A small group of senior specialists from all areas of geosciences and technology will gather on June 15-16, to debate the need for a confluence of effort from all related fields of interest, in the creation and exploitation of Virtual Globes, also called geobrowsers, as a means to facilitate global science and problem-solving. Google Earth, Microsoft’s Virtual Earth and other geobrowsers have revolutionised the way in which ordinary people (and scientists) view their world, and attach their volunteered data to it. But is that all? Has the Digital Earth vision proposed by Al Gore a decade ago been implemented? Game over? What, if any, are the new challenges ahead for the GI Science field? How do GEOSS, INSPIRE, GMES, Digital Earth, and the myriad commercial applications fit into the puzzle?

This Specialist Meeting will produce a publication outlining the key opinions and decisions from the expert participants. It will also directly feed into the following Vespucci Summer Institute session (see below).

 

 

 

Week 2 Vespucci Institute: “GI Science supporting Virtual Globes”


Join some of the specialists from the previous meeting, including Mike Goodchild (University California Santa Barbara), Ed Parsons (Google), Gilberto Camara (Brazil Space Agency-INPE) and the other Vespucci facilitators, in the search for answers (and questions) on how GI Science can contribute to making geobrowsers even more powerful as a tool for bringing together and integrating the ideas coming from citizen scientist and professional scientist alike. What lies ahead in our desire to move from map-based to solid-Earth-based analysis? How will ordinary people contribute? How will businesses make money exploiting and supporting Virtual Globes?

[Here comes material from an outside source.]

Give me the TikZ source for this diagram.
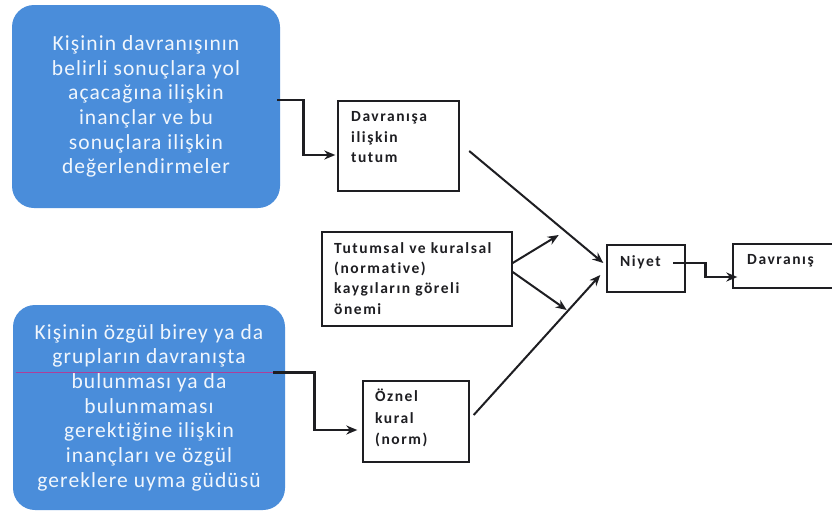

In the Specialist Meeting experts will declare needs, goals, constraints, etc. Now, what will the young (and not so young) turks do about it? Attendees will openly debate the possibilities, and will work in small groups in a competitive manner, to propose concrete projects, collaborations, even paradigm shifts.

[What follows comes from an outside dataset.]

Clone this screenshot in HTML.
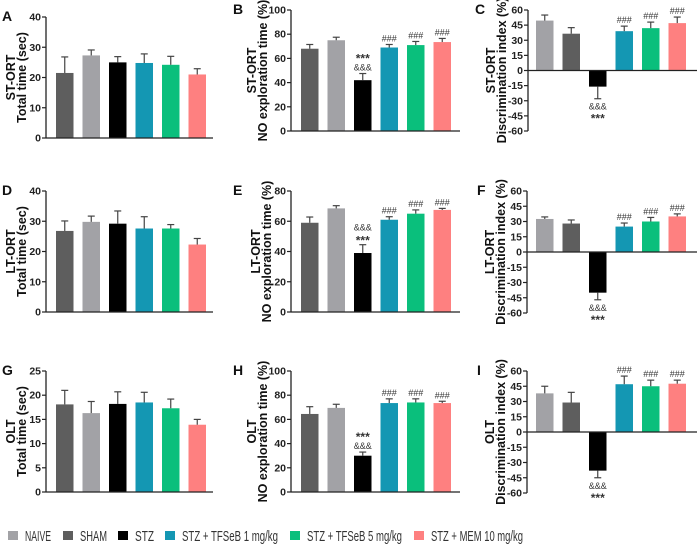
<!DOCTYPE html>
<html><head><meta charset="utf-8"><style>
html,body{margin:0;padding:0;background:#fff;}
svg{display:block;font-family:"Liberation Sans",Arial,sans-serif;}
</style></head><body>
<svg id="fig" width="697" height="545" viewBox="0 0 697 545" xmlns="http://www.w3.org/2000/svg"></svg>
<script>
const groups = ["NAIVE","SHAM","STZ","STZ + TFSeB 1 mg/kg","STZ + TFSeB 5 mg/kg","STZ + MEM 10 mg/kg"];
const colorNaive = "#a2a2a6", colorSham = "#5e5e5e";
const colA = [colorSham, colorNaive, "#000000", "#1497b3", "#0abf7c", "#fe8080"];
const colC = [colorNaive, colorSham, "#000000", "#1497b3", "#0abf7c", "#fe8080"];

const valsA = [21.5,27.3,25.0,24.8,24.2,21.0], errA = [5.3,1.8,1.9,3.0,2.8,1.9];
const valsB = [68,75,42,69,71,73.5], errB = [3.5,2.5,5.5,2.5,3,3];
const valsC = [49.5,36.5,-16,39,42,47], errC = [5.5,6,12,5,6,6];
const valsD = [26.8,29.8,29.2,27.6,27.6,22.3], errD = [3.3,1.9,4.2,3.9,1.3,2.0];
const valsE = [59,68.5,39,61,65,67.5], errE = [3.8,1.8,5.5,2,2.5,1];
const valsF = [32.5,28,-40,25,30,35], errF = [2,3.5,7,3.5,4,2.5];
const valsG = [18.1,16.3,18.2,18.5,17.3,13.9], errG = [2.9,2.4,2.5,2.1,1.9,1.1];
const valsH = [64.5,69.5,30,73.5,74,73.5], errH = [6,3,3,3.5,3,1.5];
const valsI = [38,29,-38,47,45,47.5], errI = [7,10,7,8,6,3.5];

const ticks40 = [0,10,20,30,40], ticks100 = [0,20,40,60,80,100], ticks80 = [0,20,40,60,80];
const ticksDI = [-60,-45,-30,-15,0,15,30,45,60], ticks25 = [0,5,10,15,20,25];

const svg = document.getElementById('fig');
const NS = "http://www.w3.org/2000/svg";
function mk(tag, attrs, parent){ const e=document.createElementNS(NS,tag); for(const k in attrs) e.setAttribute(k,attrs[k]); (parent||svg).appendChild(e); return e; }
function txt(s, attrs, parent){ const e=mk('text',attrs,parent); e.textContent=s; return e; }

function panel(p){
  const g = mk('g',{});
  
  
  const min=p.ticks[0], max=p.ticks[p.ticks.length-1];
  const y = v => p.bottom - (v-min)/(max-min)*(p.bottom-p.top);
  const bx = i => p.ax + p.off + i*26.5;
  const bw = 17.5;
  const L = txt(p.letter,{x:p.lx,y:p.top+4,'font-size':14,'font-weight':'bold',fill:'#111'},g);
  
  
  const ya = mk('line',{x1:p.ax,y1:p.top,x2:p.ax,y2:p.bottom,stroke:'#222','stroke-width':1.3},g);
  
  
  p.ticks.forEach(t=>{
    mk('line',{x1:p.ax-4,y1:y(t),x2:p.ax,y2:y(t),stroke:'#222','stroke-width':1.2},g);
    const tl = txt(String(t),{x:p.ax-5,y:y(t)+3.5,'font-size':10.5,'font-weight':'bold','text-anchor':'end',fill:'#222'},g);
    
    
  });
  const cy=(p.top+p.bottom)/2;
  const t1 = txt(p.t1,{x:0,y:0,'font-size':12.5,'font-weight':'bold','text-anchor':'middle',fill:'#111',transform:`translate(${p.ax+p.o1},${cy}) rotate(-90)`},g);
  
  
  const t2 = txt(p.t2,{x:0,y:0,'font-size':12.5,'font-weight':'bold','text-anchor':'middle',fill:'#111',transform:`translate(${p.ax+p.o2},${cy}) rotate(-90)`},g);
  
  
  const zero = y(Math.max(0,min));
  p.vals.forEach((v,i)=>{
    const x=bx(i), yv=y(v);
    const top=Math.min(yv,zero), h=Math.abs(yv-zero);
    const r = mk('rect',{x:x,y:top,width:bw,height:h,fill:p.cols[i]},g);
    
    
    const e=p.err[i], cx=x+bw/2;
    const ye = v>=0 ? y(v+e) : y(v-e);
    mk('line',{x1:cx,y1:yv,x2:cx,y2:ye,stroke:'#444','stroke-width':1.2},g);
    mk('line',{x1:cx-3.5,y1:ye,x2:cx+3.5,y2:ye,stroke:'#444','stroke-width':1.2},g);
    const ann = p.ann[i];
    ann.forEach((s,k)=>{
      let yy;
      if(v>=0) yy = ye - 3 - (ann.length-1-k)*11;
      else yy = ye + 11 + k*13;
      const a = txt(s,{x:cx,y:yy+(s==='***'&&v>=0?3:0),'font-size':s==='***'?12:9,'font-weight':s==='***'?'bold':'normal','text-anchor':'middle',fill:'#333'},g);
      
      
    });
  });
  const xa = mk('line',{x1:p.ax,y1:zero,x2:p.xend,y2:zero,stroke:'#222','stroke-width':1.3},g);
  
  
}
const annNO = [[],[],["***","&&&"],["###"],["###"],["###"]];
const annNOE = [[],[],["&&&","***"],["###"],["###"],["###"]];
const annDI = [[],[],["&&&","***"],["###"],["###"],["###"]];
const none = [[],[],[],[],[],[]];

panel({letter:'A',lx:2,ax:46,top:17,bottom:138,xend:213,off:10,ticks:ticks40,vals:valsA,err:errA,cols:colA,ann:none,t1:'ST-ORT',t2:'Total time (sec)',o1:-31,o2:-20});
panel({letter:'B',lx:233,ax:291,top:10,bottom:131,xend:460,off:10,ticks:ticks100,vals:valsB,err:errB,cols:colA,ann:annNO,t1:'ST-ORT',t2:'NO exploration time (%)',o1:-35,o2:-24});
panel({letter:'C',lx:475,ax:528,top:10,bottom:131,xend:697,off:8,ticks:ticksDI,vals:valsC,err:errC,cols:colC,ann:annDI,t1:'ST-ORT',t2:'Discrimination index (%)',o1:-33,o2:-22});
panel({letter:'D',lx:2,ax:46,top:191,bottom:312,xend:213,off:10,ticks:ticks40,vals:valsD,err:errD,cols:colA,ann:none,t1:'LT-ORT',t2:'Total time (sec)',o1:-31,o2:-20});
panel({letter:'E',lx:233,ax:291,top:191,bottom:312,xend:460,off:10,ticks:ticks80,vals:valsE,err:errE,cols:colA,ann:annNOE,t1:'LT-ORT',t2:'NO exploration time (%)',o1:-31,o2:-20});
panel({letter:'F',lx:477,ax:527,top:191,bottom:313,xend:697,off:9,ticks:ticksDI,vals:valsF,err:errF,cols:colC,ann:annDI,t1:'LT-ORT',t2:'Discrimination index (%)',o1:-33,o2:-22});
panel({letter:'G',lx:2,ax:46,top:371,bottom:492,xend:213,off:10,ticks:ticks25,vals:valsG,err:errG,cols:colA,ann:none,t1:'OLT',t2:'Total time (sec)',o1:-31,o2:-20});
panel({letter:'H',lx:233,ax:291,top:371,bottom:492,xend:460,off:10,ticks:ticks100,vals:valsH,err:errH,cols:colA,ann:annNO,t1:'OLT',t2:'NO exploration time (%)',o1:-35,o2:-24});
panel({letter:'I',lx:477,ax:527,top:371,bottom:493,xend:697,off:9,ticks:ticksDI,vals:valsI,err:errI,cols:colC,ann:annDI,t1:'OLT',t2:'Discrimination index (%)',o1:-33,o2:-22});

const legX = [8,63,118,165,290,414];
const legW = [26,27,19,96,95,92];
const legCols = [colorNaive,colorSham,"#000000","#1497b3","#0abf7c","#fe8080"];
const lg = mk('g',{});


groups.forEach((n,i)=>{
  const gi = mk('g',{},lg);
  
  
  mk('rect',{x:legX[i],y:531,width:10,height:9,fill:legCols[i]},gi);
  txt(n,{x:legX[i]+17,y:541,'font-size':14.5,fill:'#333',textLength:legW[i],lengthAdjust:'spacingAndGlyphs'},gi);
});
</script>
</body></html>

Preliminary programme (the type of questions we will ask ourselves):

  • Applications of virtual globes: what are the use cases for this kind of technology? what kind of analysis and modeling do or should they enable? what is new or unique when compared to traditional GIS?

  • Social implications: how do virtual globes change societies ways of dealing with GI? and with geospatial questions? what issues need legal measures? how does the economics of GI change? do we witness a democratization of GI and even of policy-making?
  •  Technical implications: what do virtual globes mean for GIS? what user interface challenges do they pose or solve? how do they change data and interoperability issues? Looking back at the use cases and social implications, what technology needs do they suggest?

The first three days will be devoted to one of these sets of questions each, with presentations and debates in the morning, and group work preparing specific actions in the afternoons (propose a project, set up an experiment, define a technology or science challenge).

The final day will be spent on presenting and discussing the group work results in depth and with a closing panel on where GIScience might go with virtual globes.